What is expected:
Every line containing the word "chart" needs to be found and copied.

Given data:
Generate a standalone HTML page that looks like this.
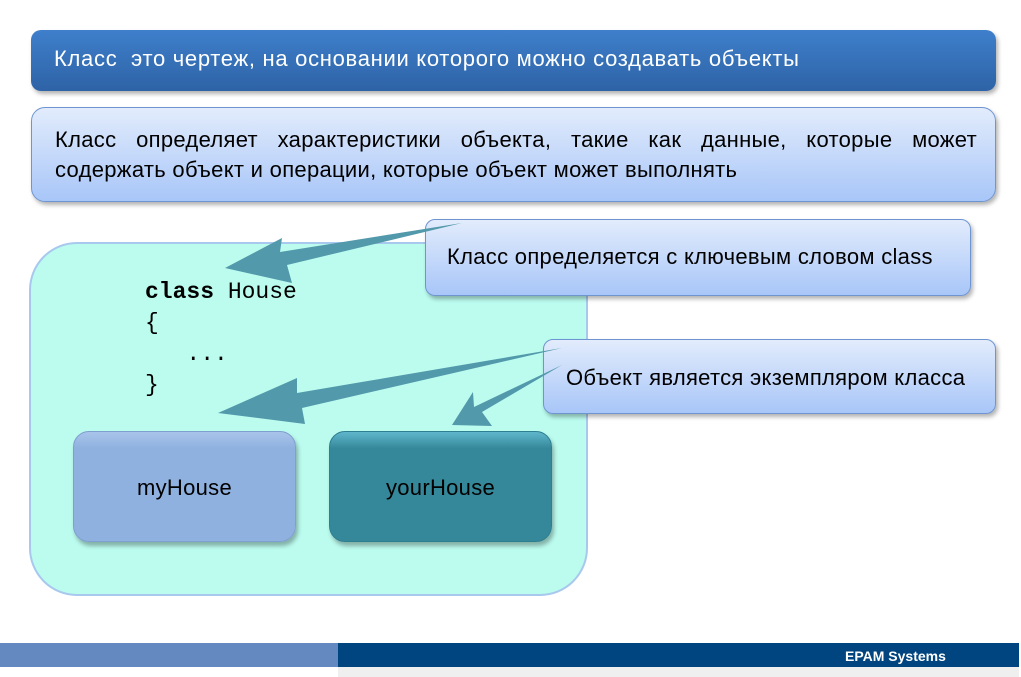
<!DOCTYPE html>
<html><head><meta charset="utf-8"><style>
*{margin:0;padding:0;box-sizing:border-box}
body{width:1021px;height:677px;background:#fff;position:relative;overflow:hidden;font-family:"Liberation Sans","DejaVu Sans",sans-serif}
.abs{position:absolute}
.hdr{left:31px;top:30px;width:965px;height:61px;border-radius:10px;background:linear-gradient(#3e7fcb,#2e63a6);box-shadow:2px 3px 4px rgba(0,0,0,.3);color:#fff;font-size:22px;padding:16px 0 0 23px;letter-spacing:0.7px;white-space:nowrap}
.box2{left:31px;top:107px;width:965px;height:95px;border-radius:14px;background:linear-gradient(#e2ecfc,#a8c6f8);border:1px solid #6f95d0;box-shadow:2px 3px 4px rgba(0,0,0,.3);font-size:22px;line-height:30px;padding:17px 18px 0 23px;color:#000;letter-spacing:0.3px;white-space:nowrap}
.j{text-align:justify;text-align-last:justify;white-space:normal}
.cont{left:29px;top:242px;width:559px;height:354px;border-radius:48px;background:#bbfcef;border:2px solid #a8c8ee}
.call{border-radius:10px;background:linear-gradient(#e2ecfc,#a8c6f8);border:1px solid #6f95d0;box-shadow:2px 3px 4px rgba(0,0,0,.3);font-size:22px;color:#000;letter-spacing:0.3px;white-space:nowrap}
.code{left:145px;top:277px;font-family:"Liberation Mono","DejaVu Sans Mono",monospace;font-size:23px;line-height:31px;white-space:pre;color:#000}
.obj{border-radius:16px;height:111px;width:223px;font-size:22px;text-align:center;line-height:111px;color:#000;box-shadow:2px 4px 4px rgba(0,0,0,.3);letter-spacing:0.3px}
</style></head><body>
<div class="abs hdr">Класс&nbsp; это чертеж, на основании которого можно создавать объекты</div>
<div class="abs box2"><div class="j">Класс определяет характеристики объекта, такие как данные, которые может</div>содержать объект и операции, которые объект может выполнять</div>
<div class="abs cont"></div>
<div class="abs code"><b>class</b> House
{
   ...
}</div>
<div class="abs obj" style="left:73px;top:431px;background:linear-gradient(#a9c4ea,#8fb1df 15%,#8fb1df);border:1px solid #7f9fd0">myHouse</div>
<div class="abs obj" style="left:329px;top:431px;background:linear-gradient(#5fb6cc,#358899 15%,#358899);border:1px solid #2e7f90">yourHouse</div>
<div class="abs call" style="left:425px;top:219px;width:546px;height:77px;padding:24px 0 0 21px">Класс определяется с ключевым словом class</div>
<div class="abs call" style="left:543px;top:339px;width:453px;height:75px;padding:25px 0 0 22px">Объект является экземпляром класса</div>
<svg class="abs" style="left:0;top:0" width="1021" height="677">
<g fill="#5299ab">
<polygon points="225,268 282,238 280,252 462,223 287,265 292,283"/>
<polygon points="218,413 297,378 297,393 562,348 302,408 305,424"/>
<polygon points="452,425 473,392 474,407 562,365 482,412 492,426"/>
</g>
</svg>
<div class="abs" style="left:0;top:643px;width:338px;height:24px;background:#6389c0"></div>
<div class="abs" style="left:338px;top:643px;width:681px;height:24px;background:#00457f;color:#fff;font-weight:bold;font-size:14px;padding:5px 0 0 507px;letter-spacing:0px">EPAM Systems</div>
<div class="abs" style="left:338px;top:667px;width:681px;height:10px;background:#efefef"></div>
</body></html>
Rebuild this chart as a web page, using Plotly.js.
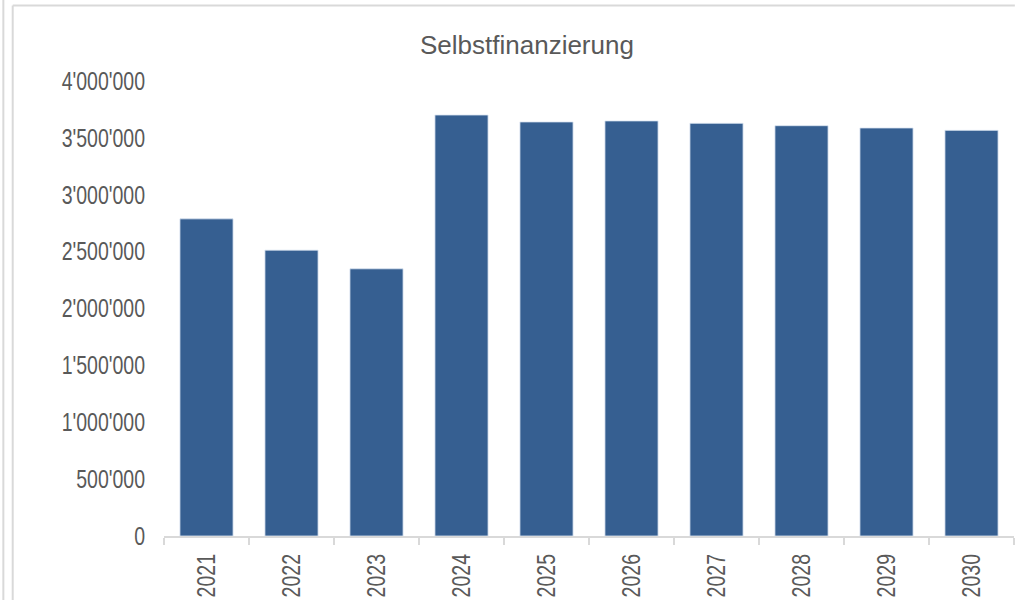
<!DOCTYPE html>
<html>
<head>
<meta charset="utf-8">
<script src="https://cdn.plot.ly/plotly-3.0.1.min.js"></script>
<style>
  html, body { margin: 0; padding: 0; background: #fff; }
  #graph { width: 1022px; height: 600px; }
</style>
</head>
<body>
<div id="graph"></div>
<script>
// Jahre und Selbstfinanzierung (CHF)
var years = ['2021', '2022', '2023', '2024', '2025', '2026', '2027', '2028', '2029', '2030'];
var selbstfinanzierung = [2788000, 2513000, 2349000, 3701000, 3640000, 3649000, 3628000, 3607000, 3587000, 3566000];
var yTicks = [0, 500000, 1000000, 1500000, 2000000, 2500000, 3000000, 3500000, 4000000];

var sans = '"Liberation Sans", Arial, sans-serif';
var grey = '#595959';
var frame = '#D9D9D9';
// the original uses a narrow face for the axis labels, none is installed so squeeze them
var narrowFactor = 0.78;

var bars = {
    x: years,
    y: selbstfinanzierung,
    type: 'bar',
    marker: {
        color: '#365F91',
        line: {color: 'rgba(220,230,242,0.8)', width: 1}
    },
    hoverinfo: 'x+y'
};

var layout = {
    width: 1022,
    height: 600,
    margin: {l: 164, r: 8, t: 81, b: 64},
    paper_bgcolor: '#ffffff',
    plot_bgcolor: '#ffffff',
    showlegend: false,
    separators: ".'",
    bargap: 0.375,
    title: {
        text: 'Selbstfinanzierung',
        font: {family: sans, size: 26, color: grey},
        xref: 'paper', x: 0.427, xanchor: 'center',
        yref: 'container', y: 0.925, yanchor: 'middle'
    },
    xaxis: {
        type: 'category',
        showline: true,
        linecolor: frame,
        linewidth: 2,
        ticks: 'outside',
        ticklen: 7,
        tickcolor: frame,
        tickwidth: 2,
        tickson: 'boundaries',
        tickangle: -90,
        ticklabelstandoff: 6,
        tickfont: {family: sans, size: 25, color: grey},
        showgrid: false,
        automargin: false
    },
    yaxis: {
        range: [0, 4000000],
        tickvals: yTicks,
        tickformat: ',d',
        showline: false,
        showgrid: false,
        zeroline: false,
        ticks: '',
        ticklabelstandoff: 18,
        tickfont: {family: sans, size: 25, color: grey},
        automargin: false
    },
    shapes: [
        {type: 'line', xref: 'paper', yref: 'paper', x0: -0.178, x1: 1.001, y0: 1.166, y1: 1.166,
         line: {color: frame, width: 2}},
        {type: 'line', xref: 'paper', yref: 'paper', x0: -0.178, x1: -0.178, y0: 1.166, y1: -0.15,
         line: {color: frame, width: 2}},
        {type: 'line', xref: 'paper', yref: 'paper', x0: -0.189, x1: -0.189, y0: 1.2, y1: -0.15,
         line: {color: frame, width: 2}}
    ]
};

Plotly.newPlot('graph', [bars], layout, {staticPlot: true}).then(function (gd) {
    var labels = gd.querySelectorAll('.xtick text, .ytick text');
    labels.forEach(function (t) {
        var len = t.getComputedTextLength();
        t.setAttribute('textLength', len * narrowFactor);
        t.setAttribute('lengthAdjust', 'spacingAndGlyphs');
    });
});
</script>
</body>
</html>
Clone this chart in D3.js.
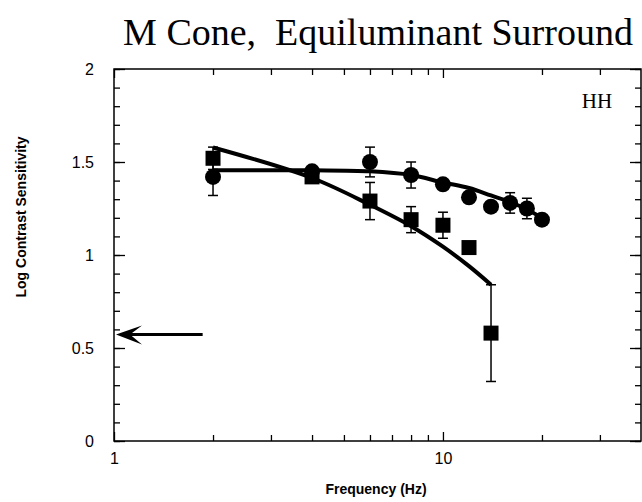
<!DOCTYPE html>
<html>
<head>
<meta charset="utf-8">
<script src="https://cdn.jsdelivr.net/npm/d3@7"></script>
<style>
  body { margin: 0; background: #fff; }
  svg { display: block; }
  .tick text { font-family: "Liberation Sans", Arial, sans-serif; font-size: 16px; fill: #000; }
  .axis-title { font-family: "Liberation Sans", Arial, sans-serif; font-weight: bold; font-size: 14px; }
</style>
</head>
<body>
<svg id="chart"></svg>
<script>
// M cone data (circles) and fits
const circleFreq = [2, 4, 6, 8, 10, 12, 14, 16, 18, 20];
const circleSens = [1.42, 1.45, 1.50, 1.43, 1.38, 1.31, 1.26, 1.28, 1.25, 1.19];
const circleErr  = [0.10, 0, 0.08, 0.07, 0, 0, 0, 0.055, 0.055, 0];

const squareFreq = [2, 4, 6, 8, 10, 12, 14];
const squareSens = [1.52, 1.42, 1.29, 1.19, 1.16, 1.04, 0.58];
const squareErr  = [0.06, 0, 0.10, 0.07, 0.07, 0, 0.26];

const circleFitFreq = [2, 4, 6, 8, 10, 12, 14, 16, 18, 20];
const circleFitSens = [1.455, 1.455, 1.45, 1.43, 1.39, 1.36, 1.32, 1.285, 1.245, 1.20];
const squareFitFreq = [2, 4, 6, 8, 10, 12, 14];
const squareFitSens = [1.578, 1.414, 1.27, 1.155, 1.045, 0.94, 0.84];

// arrow marking the threshold level
const arrowLevel = 0.572;
const arrowFrom = 1.86;

const xMajor = [1, 10];
const xMinor = [2, 3, 4, 5, 6, 7, 8, 9, 20, 30];
const yMajor = [0, 0.5, 1, 1.5, 2];
const yMinor = d3.range(0, 2.001, 0.1);

const title = 'M Cone,  Equiluminant Surround';
const subject = 'HH';

const width = 642, height = 502;
const margin = {top: 69, right: 1, bottom: 61, left: 114};

const svg = d3.select('#chart')
  .attr('width', width)
  .attr('height', height);

const x = d3.scaleLog()
  .domain([1, 40])
  .range([margin.left, width - margin.right]);

const y = d3.scaleLinear()
  .domain([0, 2])
  .range([height - margin.bottom, margin.top]);

// axes, all ticks point inward
function addAxis(axis, transform) {
  const g = svg.append('g').attr('transform', transform).call(axis);
  g.select('.domain').remove();
  g.selectAll('.tick line').attr('stroke', '#000').attr('stroke-width', 1.3);
  return g;
}

const atBottom = `translate(0,${height - margin.bottom})`;
const atTop = `translate(0,${margin.top})`;
const atLeft = `translate(${margin.left},0)`;
const atRight = `translate(${width - margin.right},0)`;

addAxis(d3.axisBottom(x).tickValues(xMinor).tickSize(-6).tickFormat(''), atBottom);
addAxis(d3.axisBottom(x).tickValues(xMajor).tickSize(-9).tickPadding(12).tickFormat(d3.format('d')), atBottom);
addAxis(d3.axisTop(x).tickValues(xMinor).tickSize(-6).tickFormat(''), atTop);
addAxis(d3.axisTop(x).tickValues(xMajor).tickSize(-9).tickFormat(''), atTop);

addAxis(d3.axisLeft(y).tickValues(yMinor).tickSize(-6).tickFormat(''), atLeft);
addAxis(d3.axisLeft(y).tickValues(yMajor).tickSize(-11).tickPadding(20).tickFormat(d => String(d)), atLeft);
addAxis(d3.axisRight(y).tickValues(yMinor).tickSize(-6).tickFormat(''), atRight);
addAxis(d3.axisRight(y).tickValues(yMajor).tickSize(-11).tickFormat(''), atRight);

// frame
svg.append('rect')
  .attr('x', x(1)).attr('y', y(2))
  .attr('width', x(40) - x(1)).attr('height', y(0) - y(2))
  .attr('fill', 'none').attr('stroke', '#000').attr('stroke-width', 1.5);

// axis titles
svg.append('text')
  .attr('class', 'axis-title')
  .attr('x', 376)
  .attr('y', 494)
  .attr('text-anchor', 'middle')
  .text('Frequency (Hz)');

svg.append('text')
  .attr('class', 'axis-title')
  .attr('transform', `translate(26,${(y(0) + y(2)) / 2 - 38}) rotate(-90)`)
  .attr('text-anchor', 'middle')
  .text('Log Contrast Sensitivity');

svg.append('text')
  .attr('x', 378).attr('y', 45)
  .attr('text-anchor', 'middle')
  .style('font-family', '"Liberation Serif", "Times New Roman", serif')
  .style('font-size', '38px')
  .style('white-space', 'pre')
  .text(title);

svg.append('text')
  .attr('x', 597).attr('y', 108)
  .attr('text-anchor', 'middle')
  .style('font-family', '"Liberation Serif", "Times New Roman", serif')
  .style('font-size', '21px')
  .text(subject);

// fitted curves
const line = d3.line()
  .x(d => x(d[0]))
  .y(d => y(d[1]))
  .curve(d3.curveCatmullRom);

svg.append('path')
  .datum(d3.zip(circleFitFreq, circleFitSens))
  .attr('d', line)
  .attr('fill', 'none').attr('stroke', '#000').attr('stroke-width', 4);

svg.append('path')
  .datum(d3.zip(squareFitFreq, squareFitSens))
  .attr('d', line)
  .attr('fill', 'none').attr('stroke', '#000').attr('stroke-width', 4);

// error bars
function errorBars(freq, sens, err) {
  const data = d3.zip(freq, sens, err).filter(d => d[2] > 0);
  const g = svg.append('g').attr('stroke', '#000').attr('stroke-width', 1.5);
  g.selectAll('line.stem').data(data).join('line')
    .attr('class', 'stem')
    .attr('x1', d => x(d[0])).attr('x2', d => x(d[0]))
    .attr('y1', d => y(d[1] - d[2])).attr('y2', d => y(d[1] + d[2]));
  g.selectAll('line.capTop').data(data).join('line')
    .attr('class', 'capTop')
    .attr('x1', d => x(d[0]) - 5).attr('x2', d => x(d[0]) + 5)
    .attr('y1', d => y(d[1] + d[2])).attr('y2', d => y(d[1] + d[2]));
  g.selectAll('line.capBot').data(data).join('line')
    .attr('class', 'capBot')
    .attr('x1', d => x(d[0]) - 5).attr('x2', d => x(d[0]) + 5)
    .attr('y1', d => y(d[1] - d[2])).attr('y2', d => y(d[1] - d[2]));
}
errorBars(squareFreq, squareSens, squareErr);
errorBars(circleFreq, circleSens, circleErr);

// markers
svg.append('g').selectAll('rect')
  .data(d3.zip(squareFreq, squareSens))
  .join('rect')
  .attr('x', d => x(d[0]) - 7.5)
  .attr('y', d => y(d[1]) - 7.5)
  .attr('width', 15).attr('height', 15)
  .attr('fill', '#000');

svg.append('g').selectAll('circle')
  .data(d3.zip(circleFreq, circleSens))
  .join('circle')
  .attr('cx', d => x(d[0]))
  .attr('cy', d => y(d[1]))
  .attr('r', 8)
  .attr('fill', '#000');

// threshold arrow
const ay = y(arrowLevel), ax = x(1) + 2;
svg.append('line')
  .attr('x1', x(arrowFrom)).attr('x2', ax + 10)
  .attr('y1', ay).attr('y2', ay)
  .attr('stroke', '#000').attr('stroke-width', 3);
svg.append('path')
  .attr('d', `M${ax},${ay} L${ax + 26},${ay - 9} L${ax + 14},${ay} L${ax + 26},${ay + 10} Z`)
  .attr('fill', '#000');
</script>
</body>
</html>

Solution to this exercise:
Rebuild this chart as a web page, using Plotly.js.
Clone this chart in D3.js.
<svg id="chart"></svg>
const svg = d3.select('#chart')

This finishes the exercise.